- DESCRIPTION OF THE TASK
Copy out every line containing the word "React".

==*==

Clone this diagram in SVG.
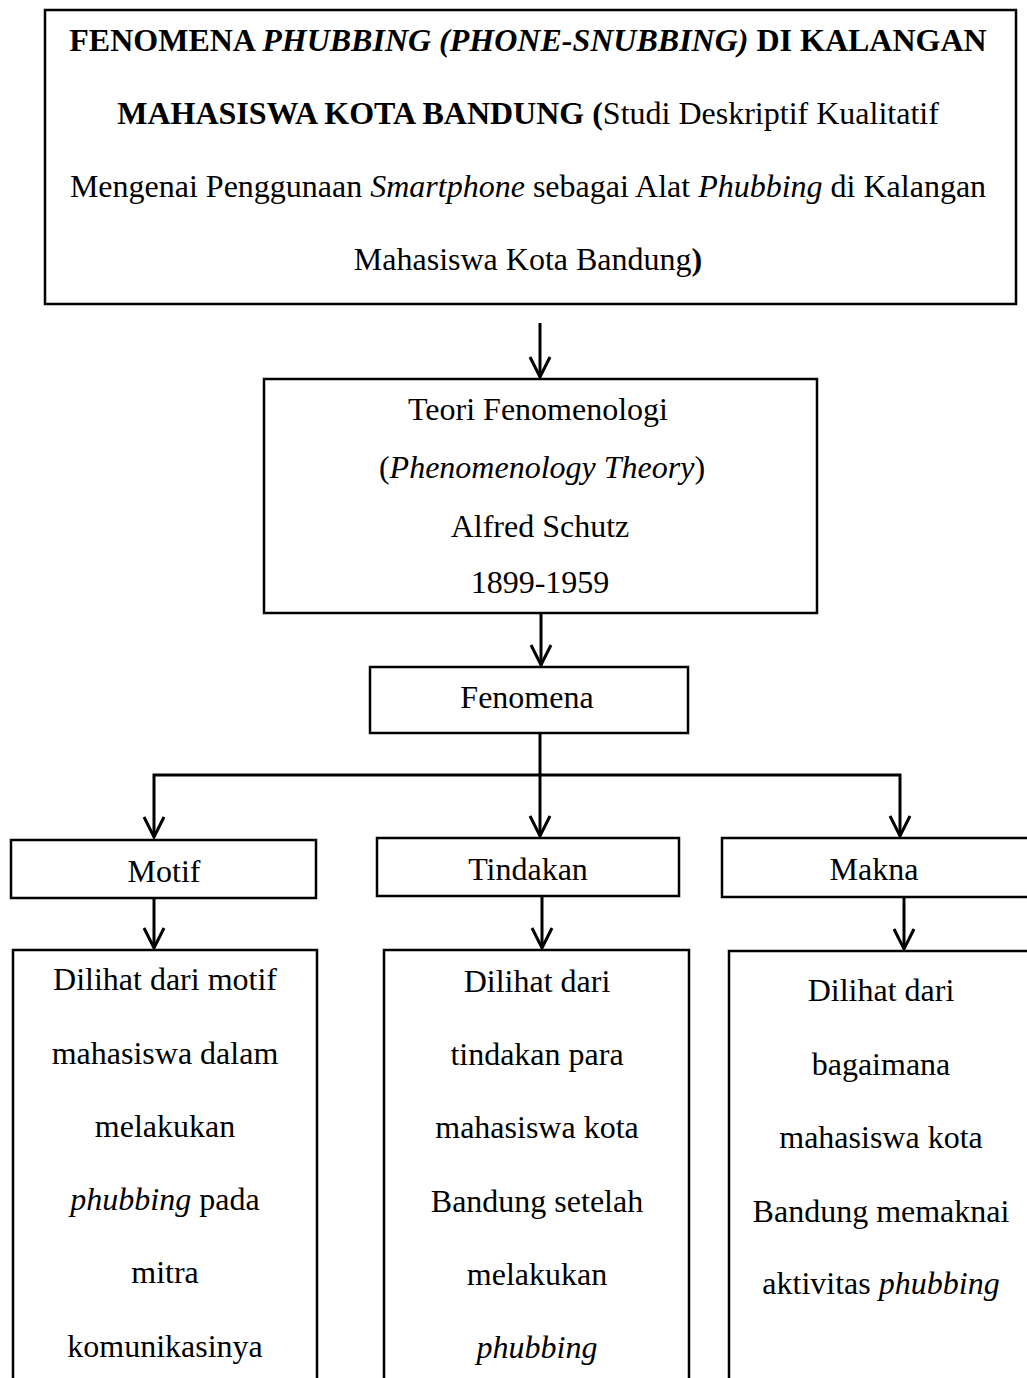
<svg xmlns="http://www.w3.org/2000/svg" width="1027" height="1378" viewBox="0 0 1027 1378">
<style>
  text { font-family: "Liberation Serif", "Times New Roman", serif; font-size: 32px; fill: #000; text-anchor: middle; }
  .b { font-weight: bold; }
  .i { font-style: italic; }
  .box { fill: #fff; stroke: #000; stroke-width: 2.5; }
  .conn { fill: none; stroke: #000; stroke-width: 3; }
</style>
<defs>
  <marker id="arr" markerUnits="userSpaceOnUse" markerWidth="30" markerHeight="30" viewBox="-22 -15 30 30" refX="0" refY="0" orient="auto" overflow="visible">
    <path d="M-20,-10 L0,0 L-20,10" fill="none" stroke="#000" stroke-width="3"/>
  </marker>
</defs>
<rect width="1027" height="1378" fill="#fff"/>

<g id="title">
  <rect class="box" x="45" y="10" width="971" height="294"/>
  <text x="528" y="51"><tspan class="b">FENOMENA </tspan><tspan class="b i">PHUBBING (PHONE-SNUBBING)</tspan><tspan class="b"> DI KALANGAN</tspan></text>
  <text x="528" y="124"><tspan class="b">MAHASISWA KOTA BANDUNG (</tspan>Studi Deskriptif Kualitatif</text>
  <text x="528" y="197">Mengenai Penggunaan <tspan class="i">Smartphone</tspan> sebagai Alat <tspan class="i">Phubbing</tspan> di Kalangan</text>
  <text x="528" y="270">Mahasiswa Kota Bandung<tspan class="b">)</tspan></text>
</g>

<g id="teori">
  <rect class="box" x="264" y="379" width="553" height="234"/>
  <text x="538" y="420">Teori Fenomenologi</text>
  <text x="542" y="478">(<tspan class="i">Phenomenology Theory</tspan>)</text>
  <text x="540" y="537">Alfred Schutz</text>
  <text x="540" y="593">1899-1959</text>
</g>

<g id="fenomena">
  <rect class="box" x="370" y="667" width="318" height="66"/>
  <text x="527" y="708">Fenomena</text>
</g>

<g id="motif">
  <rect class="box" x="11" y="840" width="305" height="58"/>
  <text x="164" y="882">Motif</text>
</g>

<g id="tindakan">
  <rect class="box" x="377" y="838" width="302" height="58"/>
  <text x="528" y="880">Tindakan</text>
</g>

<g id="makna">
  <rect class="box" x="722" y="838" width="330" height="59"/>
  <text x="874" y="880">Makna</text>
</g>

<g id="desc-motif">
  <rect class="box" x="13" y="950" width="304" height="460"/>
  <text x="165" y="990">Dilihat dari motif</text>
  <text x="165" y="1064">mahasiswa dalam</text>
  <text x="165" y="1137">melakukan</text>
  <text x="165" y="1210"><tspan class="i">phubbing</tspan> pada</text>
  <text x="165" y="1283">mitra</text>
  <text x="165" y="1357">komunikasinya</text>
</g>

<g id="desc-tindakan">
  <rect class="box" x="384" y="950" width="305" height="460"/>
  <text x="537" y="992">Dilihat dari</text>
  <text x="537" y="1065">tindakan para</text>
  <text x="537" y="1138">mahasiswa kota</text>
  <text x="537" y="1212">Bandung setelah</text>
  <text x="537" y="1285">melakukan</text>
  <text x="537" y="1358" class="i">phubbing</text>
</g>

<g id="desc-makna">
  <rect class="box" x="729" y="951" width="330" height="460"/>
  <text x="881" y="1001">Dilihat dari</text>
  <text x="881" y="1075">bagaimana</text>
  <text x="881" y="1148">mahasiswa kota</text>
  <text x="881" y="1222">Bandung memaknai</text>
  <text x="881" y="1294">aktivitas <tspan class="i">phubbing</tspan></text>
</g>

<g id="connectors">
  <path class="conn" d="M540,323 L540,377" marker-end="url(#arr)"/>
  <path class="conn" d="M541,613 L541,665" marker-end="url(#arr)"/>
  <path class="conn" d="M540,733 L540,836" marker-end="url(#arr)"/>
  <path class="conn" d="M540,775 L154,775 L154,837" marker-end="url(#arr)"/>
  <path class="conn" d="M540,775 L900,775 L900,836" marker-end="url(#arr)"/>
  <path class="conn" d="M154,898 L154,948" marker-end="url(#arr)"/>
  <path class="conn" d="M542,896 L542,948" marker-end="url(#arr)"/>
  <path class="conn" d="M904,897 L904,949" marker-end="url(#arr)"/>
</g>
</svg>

==*==

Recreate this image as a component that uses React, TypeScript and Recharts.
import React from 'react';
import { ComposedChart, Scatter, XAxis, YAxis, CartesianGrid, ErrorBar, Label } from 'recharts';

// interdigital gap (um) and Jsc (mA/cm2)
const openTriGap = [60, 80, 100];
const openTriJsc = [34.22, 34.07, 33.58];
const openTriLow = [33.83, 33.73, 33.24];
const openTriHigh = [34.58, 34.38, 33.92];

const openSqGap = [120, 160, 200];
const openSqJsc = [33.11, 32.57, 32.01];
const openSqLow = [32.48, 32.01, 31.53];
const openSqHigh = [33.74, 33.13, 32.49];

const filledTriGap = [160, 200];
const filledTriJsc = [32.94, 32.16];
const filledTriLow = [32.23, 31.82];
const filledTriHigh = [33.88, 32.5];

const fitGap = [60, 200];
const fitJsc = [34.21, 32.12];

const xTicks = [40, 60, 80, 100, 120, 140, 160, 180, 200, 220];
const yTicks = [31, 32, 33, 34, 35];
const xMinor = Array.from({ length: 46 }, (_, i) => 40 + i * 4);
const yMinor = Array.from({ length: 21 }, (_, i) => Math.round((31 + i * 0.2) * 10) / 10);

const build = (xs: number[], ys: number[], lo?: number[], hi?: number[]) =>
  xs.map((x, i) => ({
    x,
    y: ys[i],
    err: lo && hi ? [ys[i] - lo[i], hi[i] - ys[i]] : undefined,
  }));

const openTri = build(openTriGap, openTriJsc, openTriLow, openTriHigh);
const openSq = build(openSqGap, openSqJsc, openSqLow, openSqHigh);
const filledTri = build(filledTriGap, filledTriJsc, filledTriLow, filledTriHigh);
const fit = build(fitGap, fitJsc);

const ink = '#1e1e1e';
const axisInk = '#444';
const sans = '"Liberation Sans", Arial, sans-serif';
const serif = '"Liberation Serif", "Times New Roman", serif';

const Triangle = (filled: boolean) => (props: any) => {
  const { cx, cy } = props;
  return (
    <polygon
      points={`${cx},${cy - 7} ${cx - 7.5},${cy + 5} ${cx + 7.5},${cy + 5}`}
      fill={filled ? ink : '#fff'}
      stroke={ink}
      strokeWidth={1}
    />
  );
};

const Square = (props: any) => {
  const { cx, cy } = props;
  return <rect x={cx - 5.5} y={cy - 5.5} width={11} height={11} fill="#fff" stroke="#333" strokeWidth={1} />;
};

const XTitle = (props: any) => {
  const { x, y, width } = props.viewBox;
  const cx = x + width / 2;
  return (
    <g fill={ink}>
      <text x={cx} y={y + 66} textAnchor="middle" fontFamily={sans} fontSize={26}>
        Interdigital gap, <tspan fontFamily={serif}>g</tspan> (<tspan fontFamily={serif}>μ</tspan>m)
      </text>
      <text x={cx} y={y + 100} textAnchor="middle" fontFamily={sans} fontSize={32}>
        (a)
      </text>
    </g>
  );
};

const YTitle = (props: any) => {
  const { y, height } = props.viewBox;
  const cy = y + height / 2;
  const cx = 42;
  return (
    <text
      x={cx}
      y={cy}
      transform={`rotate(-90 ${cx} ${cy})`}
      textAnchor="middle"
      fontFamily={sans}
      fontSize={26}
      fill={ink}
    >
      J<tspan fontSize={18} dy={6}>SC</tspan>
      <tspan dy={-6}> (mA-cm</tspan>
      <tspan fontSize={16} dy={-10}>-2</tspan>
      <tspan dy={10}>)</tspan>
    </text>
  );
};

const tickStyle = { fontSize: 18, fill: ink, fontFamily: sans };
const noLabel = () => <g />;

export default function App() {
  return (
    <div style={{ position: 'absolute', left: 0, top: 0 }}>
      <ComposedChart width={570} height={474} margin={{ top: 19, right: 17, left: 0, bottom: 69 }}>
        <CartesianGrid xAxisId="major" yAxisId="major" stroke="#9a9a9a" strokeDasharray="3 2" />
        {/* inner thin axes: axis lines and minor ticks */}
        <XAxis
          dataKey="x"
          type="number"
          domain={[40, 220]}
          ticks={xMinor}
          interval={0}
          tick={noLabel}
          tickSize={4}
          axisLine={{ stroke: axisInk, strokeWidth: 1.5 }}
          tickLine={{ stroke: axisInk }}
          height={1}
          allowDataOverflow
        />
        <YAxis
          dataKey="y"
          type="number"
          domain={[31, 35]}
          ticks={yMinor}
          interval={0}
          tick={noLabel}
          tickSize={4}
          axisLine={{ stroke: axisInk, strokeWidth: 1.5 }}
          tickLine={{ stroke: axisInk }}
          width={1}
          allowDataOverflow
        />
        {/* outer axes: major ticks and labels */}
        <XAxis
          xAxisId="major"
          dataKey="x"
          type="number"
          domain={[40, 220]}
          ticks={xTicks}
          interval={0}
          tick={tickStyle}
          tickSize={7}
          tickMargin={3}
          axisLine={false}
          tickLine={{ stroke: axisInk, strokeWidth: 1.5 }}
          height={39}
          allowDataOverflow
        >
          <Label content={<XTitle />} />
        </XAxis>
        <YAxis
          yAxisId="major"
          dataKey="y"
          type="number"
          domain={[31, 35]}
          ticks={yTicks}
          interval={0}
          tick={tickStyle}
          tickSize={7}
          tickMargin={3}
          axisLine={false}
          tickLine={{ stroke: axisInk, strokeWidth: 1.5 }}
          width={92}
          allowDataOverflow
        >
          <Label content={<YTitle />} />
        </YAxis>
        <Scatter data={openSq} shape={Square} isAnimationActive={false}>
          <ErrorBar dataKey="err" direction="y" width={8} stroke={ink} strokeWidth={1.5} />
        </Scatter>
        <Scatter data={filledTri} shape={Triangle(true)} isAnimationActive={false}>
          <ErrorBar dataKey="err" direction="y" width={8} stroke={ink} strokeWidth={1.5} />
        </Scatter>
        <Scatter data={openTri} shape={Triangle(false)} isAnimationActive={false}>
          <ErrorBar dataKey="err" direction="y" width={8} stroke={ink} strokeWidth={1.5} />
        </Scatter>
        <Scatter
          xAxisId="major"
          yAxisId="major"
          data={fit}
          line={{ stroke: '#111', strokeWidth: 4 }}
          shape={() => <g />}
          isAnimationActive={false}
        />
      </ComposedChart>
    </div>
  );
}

==*==

- COMPLETE OUTPUT
Recreate this image as a component that uses React, TypeScript and Recharts.
import React from 'react';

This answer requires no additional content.